◆ **Given task**:
Every line of the listing must be reproduced as it stands. Leave the images behind.

◆ **Data for this task**:
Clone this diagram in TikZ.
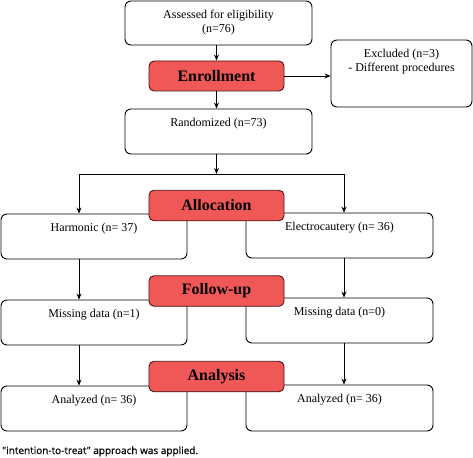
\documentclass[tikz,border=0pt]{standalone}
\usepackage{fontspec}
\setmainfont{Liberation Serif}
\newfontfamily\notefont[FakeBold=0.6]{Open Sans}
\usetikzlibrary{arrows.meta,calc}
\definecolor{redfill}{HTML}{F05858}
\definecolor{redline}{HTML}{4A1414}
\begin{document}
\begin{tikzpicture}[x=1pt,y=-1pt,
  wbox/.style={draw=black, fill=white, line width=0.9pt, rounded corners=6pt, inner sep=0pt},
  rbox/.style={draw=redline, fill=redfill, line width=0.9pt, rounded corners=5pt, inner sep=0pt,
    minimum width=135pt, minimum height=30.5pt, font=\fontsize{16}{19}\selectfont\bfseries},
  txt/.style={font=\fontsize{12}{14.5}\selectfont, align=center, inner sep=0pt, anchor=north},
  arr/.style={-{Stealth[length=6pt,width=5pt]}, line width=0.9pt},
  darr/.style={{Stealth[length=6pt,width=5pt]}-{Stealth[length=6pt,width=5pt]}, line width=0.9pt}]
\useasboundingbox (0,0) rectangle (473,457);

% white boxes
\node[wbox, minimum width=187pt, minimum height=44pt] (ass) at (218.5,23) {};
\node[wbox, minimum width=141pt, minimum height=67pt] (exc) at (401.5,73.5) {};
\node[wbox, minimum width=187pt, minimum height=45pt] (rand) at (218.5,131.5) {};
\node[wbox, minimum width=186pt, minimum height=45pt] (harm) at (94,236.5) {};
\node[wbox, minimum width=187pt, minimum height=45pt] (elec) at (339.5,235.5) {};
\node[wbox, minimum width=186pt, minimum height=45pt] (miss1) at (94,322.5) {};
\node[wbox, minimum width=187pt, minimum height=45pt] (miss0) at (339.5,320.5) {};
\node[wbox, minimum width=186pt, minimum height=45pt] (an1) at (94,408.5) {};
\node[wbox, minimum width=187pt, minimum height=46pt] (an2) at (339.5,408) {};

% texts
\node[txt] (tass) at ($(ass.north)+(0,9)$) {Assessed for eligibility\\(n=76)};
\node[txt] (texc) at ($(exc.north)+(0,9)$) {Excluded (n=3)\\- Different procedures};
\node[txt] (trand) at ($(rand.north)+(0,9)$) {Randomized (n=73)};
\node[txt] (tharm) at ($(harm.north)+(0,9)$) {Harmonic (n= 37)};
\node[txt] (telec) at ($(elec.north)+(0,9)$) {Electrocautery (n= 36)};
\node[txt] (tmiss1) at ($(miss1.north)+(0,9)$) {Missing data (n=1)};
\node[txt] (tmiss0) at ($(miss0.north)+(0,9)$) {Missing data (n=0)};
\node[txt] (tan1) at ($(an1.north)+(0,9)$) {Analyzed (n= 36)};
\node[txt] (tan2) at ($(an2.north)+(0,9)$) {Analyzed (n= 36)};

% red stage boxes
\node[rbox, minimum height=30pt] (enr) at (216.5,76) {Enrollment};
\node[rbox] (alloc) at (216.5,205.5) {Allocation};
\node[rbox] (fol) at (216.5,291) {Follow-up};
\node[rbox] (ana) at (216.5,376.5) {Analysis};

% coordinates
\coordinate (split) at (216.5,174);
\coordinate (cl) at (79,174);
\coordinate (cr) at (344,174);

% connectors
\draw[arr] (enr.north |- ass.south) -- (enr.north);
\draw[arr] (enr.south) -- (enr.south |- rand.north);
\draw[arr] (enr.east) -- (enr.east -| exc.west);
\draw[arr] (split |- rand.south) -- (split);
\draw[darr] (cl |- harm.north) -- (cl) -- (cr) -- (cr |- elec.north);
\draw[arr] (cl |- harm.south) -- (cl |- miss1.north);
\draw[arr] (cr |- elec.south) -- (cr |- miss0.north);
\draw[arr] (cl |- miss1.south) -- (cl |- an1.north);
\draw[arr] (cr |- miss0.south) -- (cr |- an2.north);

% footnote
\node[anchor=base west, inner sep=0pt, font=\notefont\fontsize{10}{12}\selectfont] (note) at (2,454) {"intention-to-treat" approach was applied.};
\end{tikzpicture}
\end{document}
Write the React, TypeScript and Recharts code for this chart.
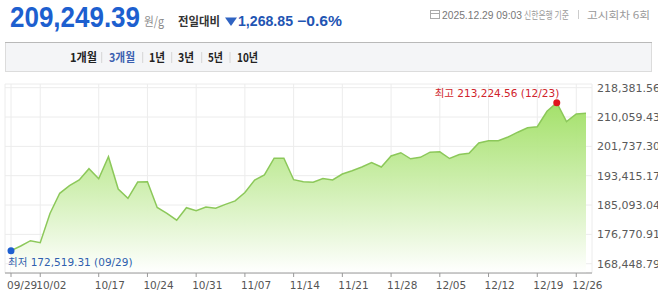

◆ **Result of the task**:
Clone this diagram in TikZ.
\documentclass[tikz,border=0pt]{standalone}
\usepackage{fontspec}
\setmainfont{Liberation Serif}
\newfontfamily\notefont[FakeBold=0.6]{Open Sans}
\usetikzlibrary{arrows.meta,calc}
\definecolor{redfill}{HTML}{F05858}
\definecolor{redline}{HTML}{4A1414}
\begin{document}
\begin{tikzpicture}[x=1pt,y=-1pt,
  wbox/.style={draw=black, fill=white, line width=0.9pt, rounded corners=6pt, inner sep=0pt},
  rbox/.style={draw=redline, fill=redfill, line width=0.9pt, rounded corners=5pt, inner sep=0pt,
    minimum width=135pt, minimum height=30.5pt, font=\fontsize{16}{19}\selectfont\bfseries},
  txt/.style={font=\fontsize{12}{14.5}\selectfont, align=center, inner sep=0pt, anchor=north},
  arr/.style={-{Stealth[length=6pt,width=5pt]}, line width=0.9pt},
  darr/.style={{Stealth[length=6pt,width=5pt]}-{Stealth[length=6pt,width=5pt]}, line width=0.9pt}]
\useasboundingbox (0,0) rectangle (473,457);

% white boxes
\node[wbox, minimum width=187pt, minimum height=44pt] (ass) at (218.5,23) {};
\node[wbox, minimum width=141pt, minimum height=67pt] (exc) at (401.5,73.5) {};
\node[wbox, minimum width=187pt, minimum height=45pt] (rand) at (218.5,131.5) {};
\node[wbox, minimum width=186pt, minimum height=45pt] (harm) at (94,236.5) {};
\node[wbox, minimum width=187pt, minimum height=45pt] (elec) at (339.5,235.5) {};
\node[wbox, minimum width=186pt, minimum height=45pt] (miss1) at (94,322.5) {};
\node[wbox, minimum width=187pt, minimum height=45pt] (miss0) at (339.5,320.5) {};
\node[wbox, minimum width=186pt, minimum height=45pt] (an1) at (94,408.5) {};
\node[wbox, minimum width=187pt, minimum height=46pt] (an2) at (339.5,408) {};

% texts
\node[txt] (tass) at ($(ass.north)+(0,9)$) {Assessed for eligibility\\(n=76)};
\node[txt] (texc) at ($(exc.north)+(0,9)$) {Excluded (n=3)\\- Different procedures};
\node[txt] (trand) at ($(rand.north)+(0,9)$) {Randomized (n=73)};
\node[txt] (tharm) at ($(harm.north)+(0,9)$) {Harmonic (n= 37)};
\node[txt] (telec) at ($(elec.north)+(0,9)$) {Electrocautery (n= 36)};
\node[txt] (tmiss1) at ($(miss1.north)+(0,9)$) {Missing data (n=1)};
\node[txt] (tmiss0) at ($(miss0.north)+(0,9)$) {Missing data (n=0)};
\node[txt] (tan1) at ($(an1.north)+(0,9)$) {Analyzed (n= 36)};
\node[txt] (tan2) at ($(an2.north)+(0,9)$) {Analyzed (n= 36)};

% red stage boxes
\node[rbox, minimum height=30pt] (enr) at (216.5,76) {Enrollment};
\node[rbox] (alloc) at (216.5,205.5) {Allocation};
\node[rbox] (fol) at (216.5,291) {Follow-up};
\node[rbox] (ana) at (216.5,376.5) {Analysis};

% coordinates
\coordinate (split) at (216.5,174);
\coordinate (cl) at (79,174);
\coordinate (cr) at (344,174);

% connectors
\draw[arr] (enr.north |- ass.south) -- (enr.north);
\draw[arr] (enr.south) -- (enr.south |- rand.north);
\draw[arr] (enr.east) -- (enr.east -| exc.west);
\draw[arr] (split |- rand.south) -- (split);
\draw[darr] (cl |- harm.north) -- (cl) -- (cr) -- (cr |- elec.north);
\draw[arr] (cl |- harm.south) -- (cl |- miss1.north);
\draw[arr] (cr |- elec.south) -- (cr |- miss0.north);
\draw[arr] (cl |- miss1.south) -- (cl |- an1.north);
\draw[arr] (cr |- miss0.south) -- (cr |- an2.north);

% footnote
\node[anchor=base west, inner sep=0pt, font=\notefont\fontsize{10}{12}\selectfont] (note) at (2,454) {"intention-to-treat" approach was applied.};
\end{tikzpicture}
\end{document}
Write the React, TypeScript and Recharts code for this chart.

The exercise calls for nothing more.